After Harlan died I began drifting farther and farther from God. I could not reconcile in my mind how God could love these “club members” who could not like my friend. The next years of my life left a wake of wounded around me. I was unfit to have a relationship most everyone. There is no doubt that hurt people, hurt people.
As I turned my back on God, Harlan’s Dad embraced him, when Randal died in 1981 after years of complications from his wound, his Dad rejoiced. The tears were different than the tears he shed for Harlan; these were tears of Hope. And again there were tears of hope his wife died in 1984. I remember wondering how someone who had lost two sons and a wife could be growing if faith as my faith was all but gone.
In 1987 when my Dad past away Harlan’s Dad was there, he told me of how my Dad lead him to God and how without God his life would have no meaning at all.
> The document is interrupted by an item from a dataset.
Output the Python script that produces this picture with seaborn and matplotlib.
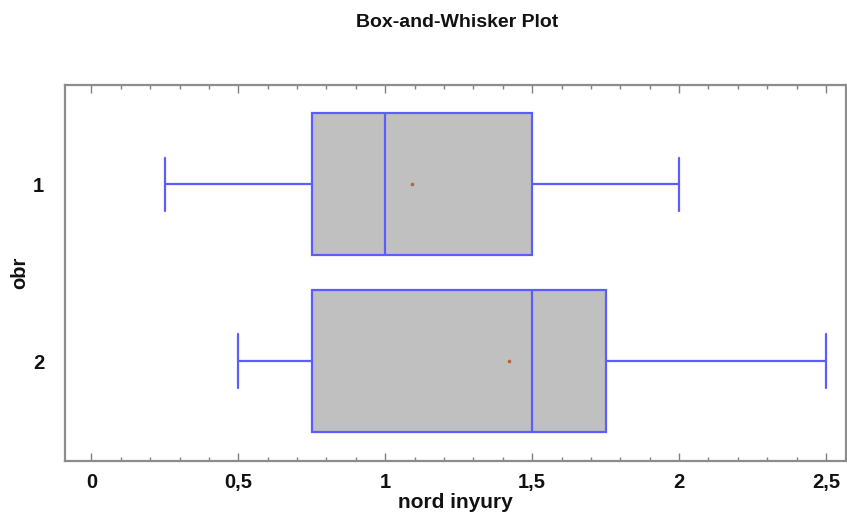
import numpy as np
import pandas as pd
import matplotlib
matplotlib.use('Agg')
import matplotlib.pyplot as plt
from matplotlib.ticker import MultipleLocator, FuncFormatter
import seaborn as sns

# valores (resumen de cinco numeros por grupo)
grupos = ['1', '2']
obr_1  = [0.25, 0.75, 1.0, 1.5, 2.0]
obr_2  = [0.5, 0.75, 1.5, 1.75, 2.5]
medias = [1.09, 1.42]

df = pd.DataFrame({
    'obr': ['1'] * len(obr_1) + ['2'] * len(obr_2),
    'nord inyury': obr_1 + obr_2,
})
df_medias = pd.DataFrame({'obr': grupos, 'nord inyury': medias})

sns.set_theme(style='white')
plt.rcParams['font.family'] = ['Liberation Sans', 'DejaVu Sans']
plt.rcParams['text.color'] = '#111111'
plt.rcParams['axes.labelcolor'] = '#111111'
plt.rcParams['xtick.labelcolor'] = '#111111'
plt.rcParams['ytick.labelcolor'] = '#111111'

fig = plt.figure(figsize=(8.47, 5.16), dpi=100)
ax = fig.add_axes([0.0767, 0.1066, 0.9221, 0.7287])

azul = '#5c5cff'
sns.boxplot(
    data=df, x='nord inyury', y='obr', order=grupos, orient='h',
    whis=np.inf, width=0.8, color='#c0c0c0', saturation=1,
    linecolor=azul, linewidth=1.6, showfliers=False, capwidths=0.3,
    ax=ax
)
sns.stripplot(
    data=df_medias, x='nord inyury', y='obr', order=grupos, orient='h',
    jitter=False, size=2.6, color='#b8642e', linewidth=0, ax=ax
)

ax.set_xlim(-0.09, 2.568)
ax.set_ylim(1.565, -0.56)

ax.xaxis.set_major_locator(MultipleLocator(0.5))
ax.xaxis.set_minor_locator(MultipleLocator(0.1))
ax.xaxis.set_major_formatter(FuncFormatter(lambda v, p: f'{v:g}'.replace('.', ',')))
ax.tick_params(axis='x', which='major', direction='in', length=6, width=1,
               color='#808080', top=True, bottom=True, labelsize=14.5, pad=9)
ax.tick_params(axis='x', which='minor', direction='in', length=3, width=1,
               color='#808080', top=True, bottom=True)
ax.tick_params(axis='y', length=0, labelsize=14.5, pad=15)
for lbl in ax.get_xticklabels() + ax.get_yticklabels():
    lbl.set_fontweight('bold')

for s in ax.spines.values():
    s.set_color('#8c8c8c')
    s.set_linewidth(1.6)

ax.set_xlabel('nord inyury', fontsize=15, fontweight='bold')
ax.xaxis.set_label_coords(0.5, -0.085)
ax.set_ylabel('obr', fontsize=14.5, fontweight='bold')
ax.yaxis.set_label_coords(-0.046, 0.5)
fig.suptitle('Box-and-Whisker Plot', fontsize=14, fontweight='bold',
             x=0.54, y=0.972)

plt.savefig('out.png', dpi=100)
But I was mad at God. I wept tears of hopelessness. Days later my daughter was born, she was all the hope I had left; she was the hope that I had. Without her I could not have lived the next few years.
In 1996 Harlan’s Dad died, I rejoiced with tears of hope.
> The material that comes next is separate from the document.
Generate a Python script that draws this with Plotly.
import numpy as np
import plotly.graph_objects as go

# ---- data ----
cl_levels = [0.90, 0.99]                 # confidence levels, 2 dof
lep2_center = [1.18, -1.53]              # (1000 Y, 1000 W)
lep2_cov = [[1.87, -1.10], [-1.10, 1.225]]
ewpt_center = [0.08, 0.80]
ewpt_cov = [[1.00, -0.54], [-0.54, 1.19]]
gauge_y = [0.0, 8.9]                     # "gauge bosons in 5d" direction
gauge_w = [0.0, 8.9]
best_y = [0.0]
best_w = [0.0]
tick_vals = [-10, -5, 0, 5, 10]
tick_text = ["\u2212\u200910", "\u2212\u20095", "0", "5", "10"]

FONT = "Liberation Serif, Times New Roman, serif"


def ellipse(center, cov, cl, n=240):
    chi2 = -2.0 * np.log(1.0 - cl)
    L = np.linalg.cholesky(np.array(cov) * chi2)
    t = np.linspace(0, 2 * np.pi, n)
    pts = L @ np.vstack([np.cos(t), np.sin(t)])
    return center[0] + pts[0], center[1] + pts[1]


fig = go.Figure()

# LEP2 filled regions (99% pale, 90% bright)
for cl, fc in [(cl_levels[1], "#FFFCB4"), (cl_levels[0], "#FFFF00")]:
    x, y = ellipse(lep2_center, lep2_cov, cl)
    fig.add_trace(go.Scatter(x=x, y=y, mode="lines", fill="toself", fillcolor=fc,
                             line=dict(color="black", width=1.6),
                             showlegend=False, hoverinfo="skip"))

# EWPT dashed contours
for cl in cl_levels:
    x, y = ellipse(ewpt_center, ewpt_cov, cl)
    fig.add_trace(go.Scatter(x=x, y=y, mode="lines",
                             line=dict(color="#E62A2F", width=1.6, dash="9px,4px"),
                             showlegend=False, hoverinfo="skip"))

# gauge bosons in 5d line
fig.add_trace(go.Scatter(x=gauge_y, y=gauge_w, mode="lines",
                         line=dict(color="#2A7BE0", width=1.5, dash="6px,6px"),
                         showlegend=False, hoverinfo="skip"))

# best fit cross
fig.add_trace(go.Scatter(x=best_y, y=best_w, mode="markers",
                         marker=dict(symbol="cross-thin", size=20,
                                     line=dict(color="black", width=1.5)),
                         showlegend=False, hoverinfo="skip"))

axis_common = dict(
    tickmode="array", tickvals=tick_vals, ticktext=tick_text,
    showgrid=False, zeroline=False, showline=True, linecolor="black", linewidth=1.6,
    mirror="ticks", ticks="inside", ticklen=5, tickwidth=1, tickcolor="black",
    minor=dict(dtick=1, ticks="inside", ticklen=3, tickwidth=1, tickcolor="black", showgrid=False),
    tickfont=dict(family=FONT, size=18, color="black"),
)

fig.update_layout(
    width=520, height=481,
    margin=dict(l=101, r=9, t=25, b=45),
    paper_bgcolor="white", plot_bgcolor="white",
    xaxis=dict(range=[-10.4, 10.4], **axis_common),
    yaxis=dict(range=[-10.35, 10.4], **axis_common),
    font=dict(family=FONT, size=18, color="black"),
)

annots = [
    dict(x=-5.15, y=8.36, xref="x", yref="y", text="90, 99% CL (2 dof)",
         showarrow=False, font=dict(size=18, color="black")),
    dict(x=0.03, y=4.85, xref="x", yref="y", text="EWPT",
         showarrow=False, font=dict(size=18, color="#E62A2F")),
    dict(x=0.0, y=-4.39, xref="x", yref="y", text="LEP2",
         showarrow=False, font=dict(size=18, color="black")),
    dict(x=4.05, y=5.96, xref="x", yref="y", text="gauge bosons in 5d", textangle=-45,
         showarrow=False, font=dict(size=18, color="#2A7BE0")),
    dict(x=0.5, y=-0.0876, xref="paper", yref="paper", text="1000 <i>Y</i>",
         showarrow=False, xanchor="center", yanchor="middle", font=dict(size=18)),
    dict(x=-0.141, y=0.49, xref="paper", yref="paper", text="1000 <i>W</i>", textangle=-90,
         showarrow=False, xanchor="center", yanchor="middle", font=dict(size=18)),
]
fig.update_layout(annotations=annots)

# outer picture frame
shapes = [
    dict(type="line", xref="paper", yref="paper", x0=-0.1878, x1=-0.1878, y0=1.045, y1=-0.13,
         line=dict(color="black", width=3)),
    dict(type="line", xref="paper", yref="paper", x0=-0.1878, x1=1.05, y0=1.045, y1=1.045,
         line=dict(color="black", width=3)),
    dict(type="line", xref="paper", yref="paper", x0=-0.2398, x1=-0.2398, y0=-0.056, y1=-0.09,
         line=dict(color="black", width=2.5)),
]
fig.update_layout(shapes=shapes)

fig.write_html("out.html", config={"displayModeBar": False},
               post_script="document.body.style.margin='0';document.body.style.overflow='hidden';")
It was a bitter divorce that brought me to rock bottom, it was my foxhole where I found God, for a second time. I was broken and unable to move forward when I cried out to God…. And then the healing came, not all at once, in fact, it’s not yet complete; but it came; it came with tears of hope.
This summer Harlan’s brother Mason died from a blood clot. I found this profoundly sad. It was this, that made write this story. However this story really isn’t about the boy next store, it’s about people who rejected a little boy because he didn’t fit in. The life of Harlan could have been dramatically changed if people who called themselves Christians would have reached out to one little boy.
This could be the end… it’s up to you.